Shebeen karaoke after Anni’s murder

2011-01-22 15:49

One of the two hitmen accused of murdering Swedish tourist Anni Dewani on her honeymoon in Cape Town allegedly partied after the murder, singing ­karaoke and buying rounds of booze in a shebeen.

Mziwamadoda Qwabe (28) of Khayelitsha is currently in ­custody for the murder of ­Dewani, whose husband, Shrien, is accused by police of ­orchestrating the hit.

Shrien Dewani’s extradition hearing was postponed to ­February 8 in the Westminster Magistrate’s Court in London this week.

A City Press investigation hasestablished that:

» Qwabe and Xolile Mngeni (23), the other alleged hitman, ­desperately sought transport to Gugulethu on the night of the murder;

» Another patron of Sonwabo’s Place – known to regulars as “Sobs shebeen” – innocently gave the alleged killers a lift to the scene of the crime; and

» Mngeni was desperate to get money so that he could undergo ritual ­circumcision.

An hour after the murder was originally due to take place, ­Mngeni and Qwabe were still desperately trying to find a lift.

They asked several people in Sobs shebeen – their favourite drinking hang-out – for a lift, until one of the patrons agreed.

The man, Mwanda Vanda, was picked up and questioned by the police soon after the murder, but was released when it ­became clear that he had played no part in the plot.

Zola Tonga, the driver of the couple’s hijacked taxi, told in his court confession how he met with Mngeni and Qwabe to plan the “hijacking”.

On the night of the murder he allegedly arrived with Shrien Dewani and Anni at the agreed time and place where the bogus hijacking was to happen, but then left because the hitmen were ­nowhere to be seen.

Instead he drove the Dewanis to a restaurant in the Strand and, while the couple were ­having dinner, he called the two hitmen to find out what was ­happening.

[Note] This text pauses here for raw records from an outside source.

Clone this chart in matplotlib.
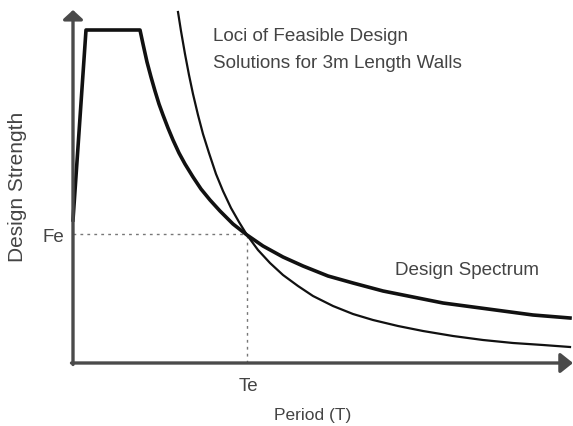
import matplotlib
matplotlib.use("Agg")
import matplotlib.pyplot as plt

# Data (units: arbitrary)
spec_T = [0, 13, 67, 70, 74, 78, 82, 86, 90, 95, 100, 106, 112, 120, 128, 137, 147, 160,
          174, 190, 210, 230, 255, 280, 310, 340, 370, 400, 430, 460, 497]
spec_S = [143, 333, 333, 319, 301, 286, 272, 259, 248, 235, 223, 210, 199, 186, 174, 163, 152, 139,
          128, 117, 106, 97, 87, 80, 72, 66, 60, 56, 52, 48, 45]

loci_T = [105, 108, 112, 116, 120, 125, 130, 136, 143, 150, 158, 166, 174, 185, 197, 210, 225,
          240, 260, 280, 300, 325, 350, 380, 410, 440, 470, 497]
loci_S = [351, 332, 309, 288, 269, 248, 229, 210, 189, 172, 155, 141, 128, 113, 100, 88, 77,
          67, 57, 49, 43, 37, 32, 27, 23, 20, 18, 16]

Te = 174
Fe = 129

W, H = 573, 426
fig = plt.figure(figsize=(W / 100, H / 100), dpi=100)
ax = fig.add_axes([73 / W, 63 / H, 500 / W, 360 / H])
ax.set_xlim(0, 500)
ax.set_ylim(0, 360)
ax.axis("off")

axis_col = "#4a4a4a"
txt_col = "#444444"
font = ["Liberation Sans", "DejaVu Sans"]

# axes with arrows
ax.annotate("", xy=(0, 353), xytext=(0, -1.5),
            arrowprops=dict(arrowstyle="-|>,head_length=0.55,head_width=0.6", lw=2.4,
                            color=axis_col, shrinkA=0, shrinkB=0), annotation_clip=False)
ax.annotate("", xy=(500, 0), xytext=(-1.5, 0),
            arrowprops=dict(arrowstyle="-|>,head_length=0.75,head_width=0.6", lw=2.4,
                            color=axis_col, shrinkA=0, shrinkB=0), annotation_clip=False)

# dotted guide lines
ax.plot([0, Te], [Fe, Fe], ls=(0, (2, 3)), color="#777777", lw=1.0)
ax.plot([Te, Te], [0, Fe], ls=(0, (2, 3)), color="#777777", lw=1.0)

# curves
ax.plot(spec_T, spec_S, color="#111111", lw=2.6, solid_joinstyle="round", clip_on=False)
ax.plot(loci_T, loci_S, color="#111111", lw=1.6, solid_joinstyle="round", clip_on=False)

# texts
fs = 13.6
kw = dict(color=txt_col, family=font)
fig.text(213 / W, 1 - 41 / H, "Loci of Feasible Design", ha="left", va="baseline",
         fontsize=fs, **kw)
fig.text(213 / W, 1 - 68 / H, "Solutions for 3m Length Walls", ha="left", va="baseline",
         fontsize=fs, **kw)
fig.text(395 / W, 1 - 275 / H, "Design Spectrum", ha="left", va="baseline",
         fontsize=fs, **kw)
fig.text(64 / W, 1 - 242 / H, "Fe", ha="right", va="baseline",
         fontsize=13.5, **kw)
fig.text(248 / W, 1 - 391 / H, "Te", ha="center", va="baseline",
         fontsize=13.5, **kw)
fig.text(313 / W, 1 - 420 / H, "Period (T)", ha="center", va="baseline",
         fontsize=12.5, **kw)
fig.text(23 / W, 1 - 187 / H, "Design Strength", ha="center", va="baseline", rotation=90,
         rotation_mode="anchor", fontsize=15, **kw)

fig.savefig("out.png", dpi=100)
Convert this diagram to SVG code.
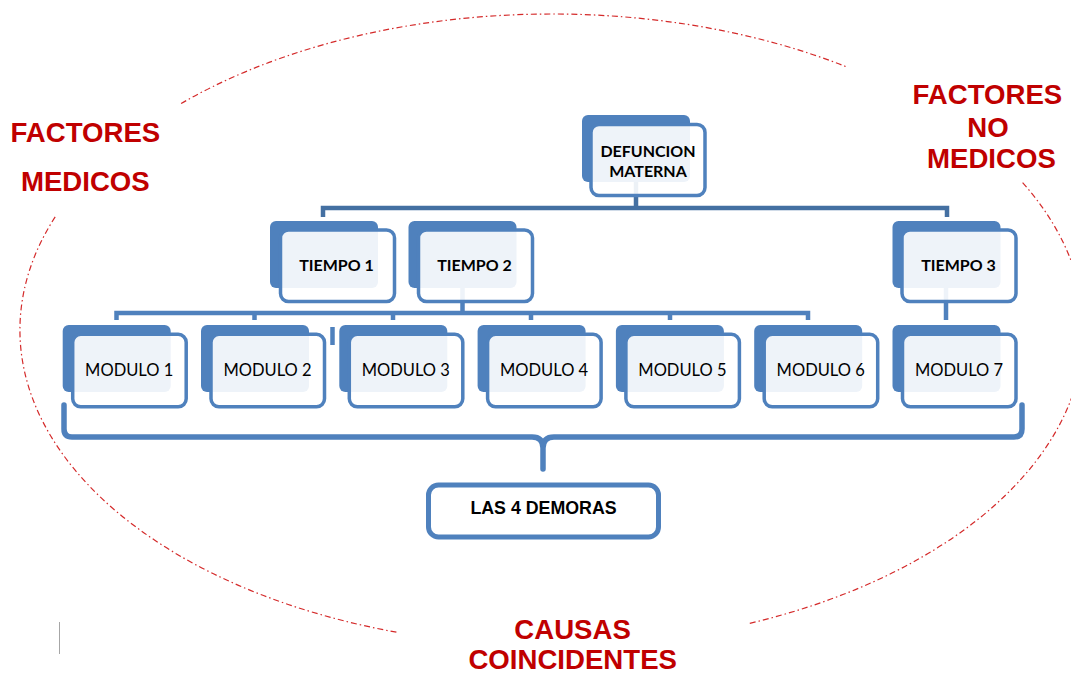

Vanda has gone to ground, but a close friend of his mother – who confronted him after she heard of his arrest – said he ­admitted to giving the duo a lift but had no idea what they were allegedly planning.

The woman, who asked not to be named for fear of being ­victimised, said: “They arrived at Sobs and asked several ­people for a lift to Gugulethu, saying they were going to meet friends.

“Mwanda told them he had been drinking and did not want to drive, but then agreed to give them a lift when Qwabe said he would drive the car,” she said.

“There were at least two other people in the car, but they were dropped off on the way.

Mwanda told me they were communicating with someone on the way: there were lots of back-and-forth calls, but he does not know who they were talking to.”

After the killing “there was a bit of a party” at Sobs, with Qwabe entertaining patrons with karaoke singing and splashing out on rounds of drinks for ­patrons.

One resident said: “After we heard about the party, we all wondered where he got the ­money to buy drinks for ­everyone. He is someone who does not have money and he does not have a job.”

Mngeni, who was unemployed and permanently broke, was “suddenly wearing a flashy and expensive pair of new shoes”.

This week a relative and one of his closest friends, Lennox Mngeni, said his cousin had been obsessed by the fact that he was the only one among his friends who had not ­undergone ritual circumcision.

“He was desperate for money to be able to go into the bush,” said Lennox.

“This thing was worrying him all the time. All his friends had been circumcised.

“He felt ­inferior to boys ­younger than him who had been to the bush.

“His granny, who brought him up after his mother died when he was only five, was trying to save money from her small ­government pension to pay for him to go to the bush, but he was impatient; he could not wait any longer,” Lennox said.

The area where Qwabe and Mngeni live is in an older, ­developed part of sprawling Khayelitsha, with tarred roads and small but well-built ­apartheid-era brick houses that many owners have begun ­renovating and ­extending.

Mngeni’s ageing grandmother, Zanyiwe Mngeni, said of him this week: “He is a quiet, ­well-behaved and obedient boy who never answered me back or ­argued when I told him to clean the house.

He just did what he was told to do.

“He cooked for me and brought me tea in bed when my arthritis was bad,” she said. “But I do not know how he behaved outside the house.

“He was in trouble before – ­after he shot another boy during an argument – but he got off that case,” she said.